Was hat Dich bewogen, umzudenken und Dein Leben neu zu ordnen?
Ich wollte das für meine Familie tun. Denn inzwischen habe ich sogar zwei Töchter, eine mit 11 Jahren und die andere ist 3. Das ist der eine Punkt. Der andere Grund war schon zu Kinderzeiten ein großer Wunsch von mir: Ich wollte immer finanziell unabhängig und gut gestellt sein. Ich komme aus einfachen Verhältnissen, bin nicht im Wohlstand aufgewachsen und bekam erst ein Fahrrad, als mein Bruder für seines zu groß geworden war. Ich hatte keinen Nintendo oder andere Dinge, die bei anderen Kindern selbstverständlich waren. Mein Umdenken hat nach dem zweiten Gefängnis-Aufenthalt eingesetzt und von da ab habe ich mein Wunschziel verfolgt.
Wie ist Dir das gelungen?
Ich hatte anfangs Menschen, die mir vertraut und mich unterstützt haben. Ihnen bin ich ebenfalls dankbar. Mit einem LKW und Aufträgen der Spedition Schenker habe ich angefangen und habe meine Flotte Stück für Stück ausgebaut. Inzwischen besitze ich eine Spedition in Heilbronn mit 60 Mitarbeitern vor Ort und insgesamt 200 bundesweit und bin finanziell bestens abgesichert.

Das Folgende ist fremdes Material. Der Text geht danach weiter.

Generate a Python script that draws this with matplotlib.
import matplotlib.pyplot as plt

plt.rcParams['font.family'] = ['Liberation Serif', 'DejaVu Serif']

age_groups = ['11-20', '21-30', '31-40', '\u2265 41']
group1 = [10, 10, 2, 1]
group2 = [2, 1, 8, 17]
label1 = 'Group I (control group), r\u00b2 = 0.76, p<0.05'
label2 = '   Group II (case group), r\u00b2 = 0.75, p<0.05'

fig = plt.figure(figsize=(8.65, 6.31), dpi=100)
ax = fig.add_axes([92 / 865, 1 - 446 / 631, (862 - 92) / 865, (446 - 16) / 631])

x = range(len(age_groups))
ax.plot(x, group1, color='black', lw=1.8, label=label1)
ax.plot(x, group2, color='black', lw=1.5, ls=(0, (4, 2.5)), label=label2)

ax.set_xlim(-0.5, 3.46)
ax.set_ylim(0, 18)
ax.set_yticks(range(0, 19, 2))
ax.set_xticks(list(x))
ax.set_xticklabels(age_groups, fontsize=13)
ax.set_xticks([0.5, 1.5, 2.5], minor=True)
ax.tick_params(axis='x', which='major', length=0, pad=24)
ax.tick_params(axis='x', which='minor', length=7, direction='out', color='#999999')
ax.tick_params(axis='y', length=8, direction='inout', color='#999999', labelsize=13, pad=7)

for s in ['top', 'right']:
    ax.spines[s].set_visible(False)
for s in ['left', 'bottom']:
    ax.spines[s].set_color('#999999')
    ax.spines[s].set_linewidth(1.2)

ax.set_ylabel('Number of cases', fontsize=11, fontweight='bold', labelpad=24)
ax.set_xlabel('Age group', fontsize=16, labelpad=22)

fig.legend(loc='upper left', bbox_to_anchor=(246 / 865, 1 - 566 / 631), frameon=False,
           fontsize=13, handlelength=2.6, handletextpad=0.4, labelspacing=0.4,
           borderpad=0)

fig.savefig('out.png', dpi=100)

Mit Stolz sage ich: Ich habe mich zu einem guten Geschäftsmann und wichtiger noch zu einem verantwortungsbewussten, liebevollen Familienvater entwickelt. Ich behaupte sogar, ich bin reich. Denn reich ist man, wenn man teilen kann. Und genau das tue ich. Momentan lebe ich die schönste Phase meines Lebens und kann nachts reinen Gewissens ins Bett gehen.
Mustafa, wir danken Dir für das Gespräch!